Short task: Skip all pictures. Write out the data below from its first line through the line that contains "5000, 4000, 5000, 4000, 87]".

Data block:

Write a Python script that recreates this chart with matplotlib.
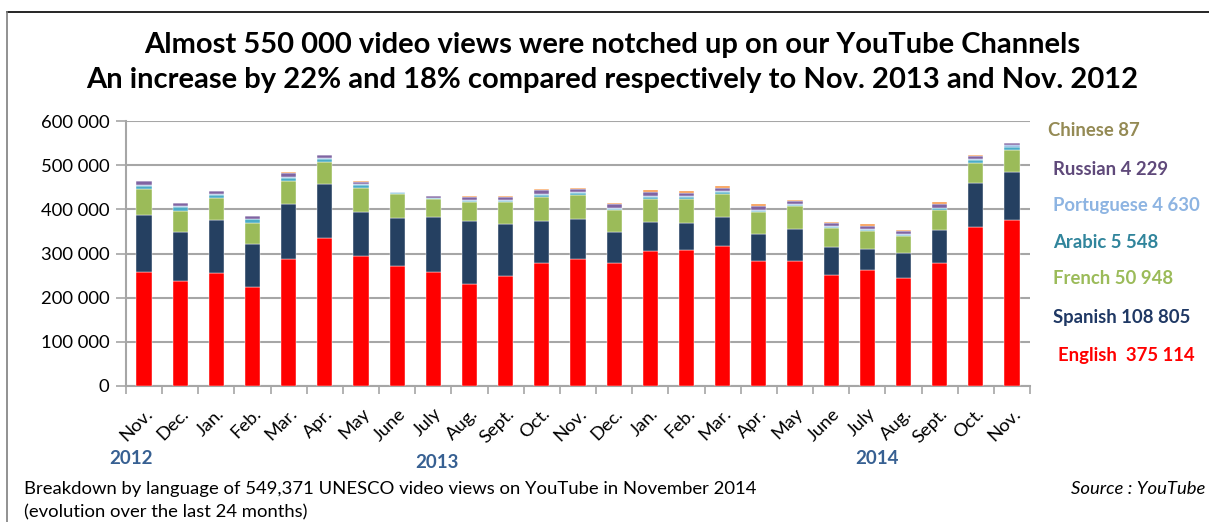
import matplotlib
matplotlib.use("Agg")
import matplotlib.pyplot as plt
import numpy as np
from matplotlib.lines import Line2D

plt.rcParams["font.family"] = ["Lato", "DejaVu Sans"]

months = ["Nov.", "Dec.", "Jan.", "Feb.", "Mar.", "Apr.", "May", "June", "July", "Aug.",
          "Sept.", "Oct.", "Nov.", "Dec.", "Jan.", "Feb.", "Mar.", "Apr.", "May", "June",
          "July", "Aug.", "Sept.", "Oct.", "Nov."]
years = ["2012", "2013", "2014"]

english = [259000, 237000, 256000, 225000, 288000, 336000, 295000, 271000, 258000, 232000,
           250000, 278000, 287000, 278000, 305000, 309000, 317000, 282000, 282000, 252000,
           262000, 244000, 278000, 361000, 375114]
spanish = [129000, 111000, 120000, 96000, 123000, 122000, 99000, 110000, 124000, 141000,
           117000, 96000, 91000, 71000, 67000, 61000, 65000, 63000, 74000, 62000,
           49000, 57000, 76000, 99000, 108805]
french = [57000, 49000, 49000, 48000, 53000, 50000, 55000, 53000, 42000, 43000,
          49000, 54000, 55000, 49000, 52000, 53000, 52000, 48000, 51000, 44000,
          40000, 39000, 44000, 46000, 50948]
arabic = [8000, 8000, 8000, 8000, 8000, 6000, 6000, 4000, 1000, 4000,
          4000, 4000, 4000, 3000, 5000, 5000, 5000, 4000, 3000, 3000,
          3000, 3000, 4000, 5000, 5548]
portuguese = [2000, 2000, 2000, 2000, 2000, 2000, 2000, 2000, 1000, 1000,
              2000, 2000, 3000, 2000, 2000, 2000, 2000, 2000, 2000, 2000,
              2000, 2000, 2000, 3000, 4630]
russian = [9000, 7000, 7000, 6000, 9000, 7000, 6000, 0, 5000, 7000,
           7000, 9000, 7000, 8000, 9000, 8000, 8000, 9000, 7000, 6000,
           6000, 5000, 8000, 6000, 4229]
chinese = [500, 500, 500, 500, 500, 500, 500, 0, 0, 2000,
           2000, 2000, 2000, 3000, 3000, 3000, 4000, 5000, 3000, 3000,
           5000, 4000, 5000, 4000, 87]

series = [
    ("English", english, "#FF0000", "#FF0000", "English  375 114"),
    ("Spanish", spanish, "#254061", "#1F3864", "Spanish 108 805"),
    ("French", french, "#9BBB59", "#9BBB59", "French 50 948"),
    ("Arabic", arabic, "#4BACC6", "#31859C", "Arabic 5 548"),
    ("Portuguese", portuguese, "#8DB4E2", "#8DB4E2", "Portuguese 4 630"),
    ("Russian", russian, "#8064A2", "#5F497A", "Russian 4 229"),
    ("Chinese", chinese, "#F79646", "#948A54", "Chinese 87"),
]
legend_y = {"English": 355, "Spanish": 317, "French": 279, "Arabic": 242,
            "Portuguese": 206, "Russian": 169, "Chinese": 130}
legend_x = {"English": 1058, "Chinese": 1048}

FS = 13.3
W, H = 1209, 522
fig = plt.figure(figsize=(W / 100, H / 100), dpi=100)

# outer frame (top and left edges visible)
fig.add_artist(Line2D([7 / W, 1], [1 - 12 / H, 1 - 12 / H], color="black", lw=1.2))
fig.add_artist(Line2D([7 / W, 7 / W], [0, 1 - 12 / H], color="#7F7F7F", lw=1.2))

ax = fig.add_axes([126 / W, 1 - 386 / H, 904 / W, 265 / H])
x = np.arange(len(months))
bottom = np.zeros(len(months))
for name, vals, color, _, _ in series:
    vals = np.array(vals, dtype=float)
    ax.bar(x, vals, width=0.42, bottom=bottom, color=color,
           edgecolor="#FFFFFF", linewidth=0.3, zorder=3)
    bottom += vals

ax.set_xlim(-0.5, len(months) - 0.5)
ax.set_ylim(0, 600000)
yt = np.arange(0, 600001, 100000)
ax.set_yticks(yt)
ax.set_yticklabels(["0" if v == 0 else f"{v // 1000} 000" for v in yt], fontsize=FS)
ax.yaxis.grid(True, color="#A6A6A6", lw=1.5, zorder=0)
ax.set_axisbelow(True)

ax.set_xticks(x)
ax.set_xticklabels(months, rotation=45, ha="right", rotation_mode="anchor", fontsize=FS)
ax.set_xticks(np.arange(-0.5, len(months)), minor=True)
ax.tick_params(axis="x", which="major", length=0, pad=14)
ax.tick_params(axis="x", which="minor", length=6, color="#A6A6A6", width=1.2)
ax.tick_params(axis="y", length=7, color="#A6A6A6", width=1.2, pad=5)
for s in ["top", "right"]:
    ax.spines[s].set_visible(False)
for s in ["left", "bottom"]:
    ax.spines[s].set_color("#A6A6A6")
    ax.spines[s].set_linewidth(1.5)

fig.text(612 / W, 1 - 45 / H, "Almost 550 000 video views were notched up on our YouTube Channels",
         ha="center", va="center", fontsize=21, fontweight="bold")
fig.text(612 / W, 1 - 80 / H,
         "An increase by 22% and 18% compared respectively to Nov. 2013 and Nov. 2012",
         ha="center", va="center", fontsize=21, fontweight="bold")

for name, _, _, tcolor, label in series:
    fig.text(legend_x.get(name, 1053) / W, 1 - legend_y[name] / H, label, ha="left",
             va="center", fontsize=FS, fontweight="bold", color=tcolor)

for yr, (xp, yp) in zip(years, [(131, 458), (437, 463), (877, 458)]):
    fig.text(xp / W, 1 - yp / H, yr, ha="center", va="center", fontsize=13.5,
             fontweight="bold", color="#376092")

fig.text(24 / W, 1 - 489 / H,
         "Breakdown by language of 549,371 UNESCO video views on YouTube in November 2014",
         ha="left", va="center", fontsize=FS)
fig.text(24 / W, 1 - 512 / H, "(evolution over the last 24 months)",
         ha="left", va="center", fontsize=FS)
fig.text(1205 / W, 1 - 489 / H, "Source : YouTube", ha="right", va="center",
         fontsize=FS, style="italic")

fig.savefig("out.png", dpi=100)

Completed task:
Write a Python script that recreates this chart with matplotlib.
import matplotlib
matplotlib.use("Agg")
import matplotlib.pyplot as plt
import numpy as np
from matplotlib.lines import Line2D

plt.rcParams["font.family"] = ["Lato", "DejaVu Sans"]

months = ["Nov.", "Dec.", "Jan.", "Feb.", "Mar.", "Apr.", "May", "June", "July", "Aug.",
          "Sept.", "Oct.", "Nov.", "Dec.", "Jan.", "Feb.", "Mar.", "Apr.", "May", "June",
          "July", "Aug.", "Sept.", "Oct.", "Nov."]
years = ["2012", "2013", "2014"]

english = [259000, 237000, 256000, 225000, 288000, 336000, 295000, 271000, 258000, 232000,
           250000, 278000, 287000, 278000, 305000, 309000, 317000, 282000, 282000, 252000,
           262000, 244000, 278000, 361000, 375114]
spanish = [129000, 111000, 120000, 96000, 123000, 122000, 99000, 110000, 124000, 141000,
           117000, 96000, 91000, 71000, 67000, 61000, 65000, 63000, 74000, 62000,
           49000, 57000, 76000, 99000, 108805]
french = [57000, 49000, 49000, 48000, 53000, 50000, 55000, 53000, 42000, 43000,
          49000, 54000, 55000, 49000, 52000, 53000, 52000, 48000, 51000, 44000,
          40000, 39000, 44000, 46000, 50948]
arabic = [8000, 8000, 8000, 8000, 8000, 6000, 6000, 4000, 1000, 4000,
          4000, 4000, 4000, 3000, 5000, 5000, 5000, 4000, 3000, 3000,
          3000, 3000, 4000, 5000, 5548]
portuguese = [2000, 2000, 2000, 2000, 2000, 2000, 2000, 2000, 1000, 1000,
              2000, 2000, 3000, 2000, 2000, 2000, 2000, 2000, 2000, 2000,
              2000, 2000, 2000, 3000, 4630]
russian = [9000, 7000, 7000, 6000, 9000, 7000, 6000, 0, 5000, 7000,
           7000, 9000, 7000, 8000, 9000, 8000, 8000, 9000, 7000, 6000,
           6000, 5000, 8000, 6000, 4229]
chinese = [500, 500, 500, 500, 500, 500, 500, 0, 0, 2000,
           2000, 2000, 2000, 3000, 3000, 3000, 4000, 5000, 3000, 3000,
           5000, 4000, 5000, 4000, 87]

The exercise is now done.